The lines from the top of the material below through the line containing "share_2021 = ['55.3', '2.5', '22.8', '19.4']" are to be printed exactly, with pictures omitted.

**Collected data**
■ ■ ■

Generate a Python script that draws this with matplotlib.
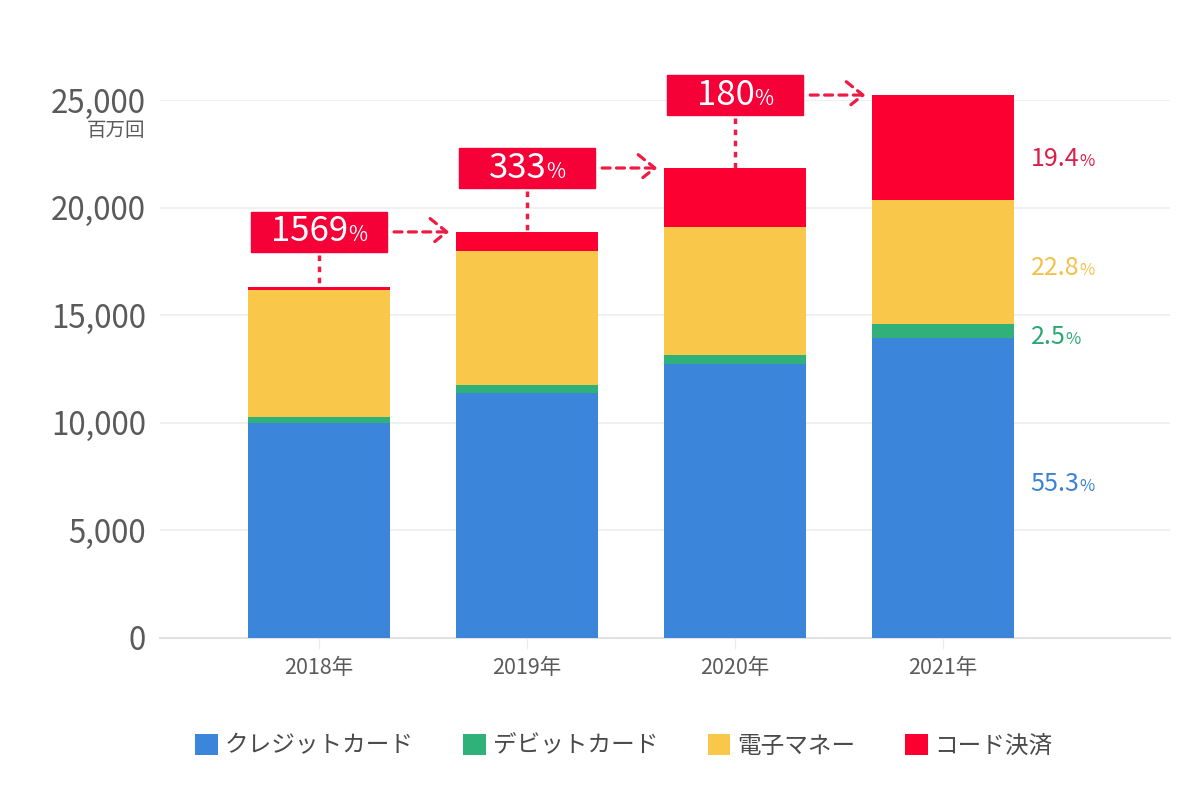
import numpy as np
import matplotlib.pyplot as plt
from matplotlib.patches import Rectangle
from matplotlib.offsetbox import TextArea, HPacker, AnnotationBbox

plt.rcParams['font.family'] = ['Noto Sans CJK JP', 'DejaVu Sans']

# data (百万回)
years = ['2018年', '2019年', '2020年', '2021年']
credit = [9990, 11390, 12730, 13950]
debit = [280, 370, 420, 630]
emoney = [5900, 6230, 5950, 5750]
code = [140, 880, 2740, 4900]
growth = ['1569', '333', '180']
share_2021 = ['55.3', '2.5', '22.8', '19.4']

names = ['クレジットカード', 'デビットカード', '電子マネー', 'コード決済']
colors = ['#3b86db', '#31b17a', '#f9c74a', '#fc0032']
label_colors = ['#3b82d6', '#2aa873', '#f3c14a', '#d8204a']
red = '#ec1c45'

fig = plt.figure(figsize=(12, 7.97), dpi=100)
ax = fig.add_axes([160 / 1200, 1 - 638 / 797, 1010 / 1200, 538 / 797])

x = np.arange(len(years))
w = 0.68
series = [credit, debit, emoney, code]
bottom = np.zeros(len(years))
handles = []
for vals, c, n in zip(series, colors, names):
    b = ax.bar(x, vals, w, bottom=bottom, color=c, label=n, zorder=3, clip_on=False)
    handles.append(b)
    bottom += np.array(vals)
totals = bottom.copy()

ax.set_xlim(-0.764, 4.09)
ax.set_ylim(0, 25000)
ax.set_yticks(range(0, 25001, 5000))
ax.set_yticklabels([f'{v:,}' for v in range(0, 25001, 5000)])
ax.set_xticks(x)
ax.set_xticklabels(years)
ax.grid(axis='y', color='#ededed', lw=1.2, zorder=0)
for s in ['top', 'right', 'left']:
    ax.spines[s].set_visible(False)
ax.spines['bottom'].set_color('#e2e2e2')
ax.spines['bottom'].set_linewidth(1.5)
ax.tick_params(axis='y', length=0, pad=10, labelsize=22.5, labelcolor='#5a5a5a')
ax.tick_params(axis='x', length=8, color='#ececec', pad=6, labelsize=15.5, labelcolor='#5a5a5a')

fig.text(145 / 1200, 1 - 131 / 797, '百万回', ha='right', va='center',
         fontsize=14, color='#5a5a5a')

# growth boxes and arrows
box_h = 1860
box_w = 0.655
for i, g in enumerate(growth):
    yc = totals[i + 1]
    ax.add_patch(Rectangle((x[i] - box_w / 2, yc - box_h / 2), box_w, box_h,
                           color='#f50037', zorder=4, clip_on=False))
    num = TextArea(g, textprops=dict(color='white', fontsize=25))
    pct = TextArea('%', textprops=dict(color='white', fontsize=15))
    pack = HPacker(children=[num, pct], align='baseline', pad=0, sep=0)
    ab = AnnotationBbox(pack, (x[i], yc), frameon=False, box_alignment=(0.5, 0.5),
                        zorder=5, annotation_clip=False)
    ax.add_artist(ab)
    # dotted stem down to bar
    ax.plot([x[i], x[i]], [yc - box_h / 2 - 150, totals[i]], color=red, lw=2.5,
            ls=(0, (1.6, 1.6)), zorder=4, clip_on=False)
    # dashed arrow to next bar
    ax.annotate('', xy=(x[i + 1] - w / 2 - 0.02, yc), xytext=(x[i] + box_w / 2 + 0.02, yc),
                arrowprops=dict(arrowstyle='->,head_length=0.5,head_width=0.4', color=red,
                                lw=2.3, ls=(0, (2.5, 2)), mutation_scale=24),
                zorder=4, annotation_clip=False)

# 2021 share labels (pixel nudges so they sit as in the original)
nudge = [3, -4, -4, -8]
bot = 0
for vals, s, c, dy in zip(series, share_2021, label_colors, nudge):
    v = vals[-1]
    ym = bot + v / 2
    num = TextArea(s, textprops=dict(color=c, fontsize=18))
    pct = TextArea('%', textprops=dict(color=c, fontsize=12))
    pack = HPacker(children=[num, pct], align='baseline', pad=0, sep=0)
    ab = AnnotationBbox(pack, (x[-1] + w / 2, ym), xybox=(12, dy), boxcoords='offset points',
                        frameon=False, box_alignment=(0, 0.5), zorder=5, annotation_clip=False)
    ax.add_artist(ab)
    bot += v

fig.legend(handles=handles, labels=names, loc='center', bbox_to_anchor=(0.52, 1 - 746 / 797),
           ncol=4, frameon=False, fontsize=17, labelcolor='#4a4a4a',
           handlelength=0.95, handleheight=0.95, handletextpad=0.3, columnspacing=2.1)

fig.savefig('out.png', dpi=100, facecolor='white')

■ ■ ■

**Response to the task**
Generate a Python script that draws this with matplotlib.
import numpy as np
import matplotlib.pyplot as plt
from matplotlib.patches import Rectangle
from matplotlib.offsetbox import TextArea, HPacker, AnnotationBbox

plt.rcParams['font.family'] = ['Noto Sans CJK JP', 'DejaVu Sans']

# data (百万回)
years = ['2018年', '2019年', '2020年', '2021年']
credit = [9990, 11390, 12730, 13950]
debit = [280, 370, 420, 630]
emoney = [5900, 6230, 5950, 5750]
code = [140, 880, 2740, 4900]
growth = ['1569', '333', '180']
share_2021 = ['55.3', '2.5', '22.8', '19.4']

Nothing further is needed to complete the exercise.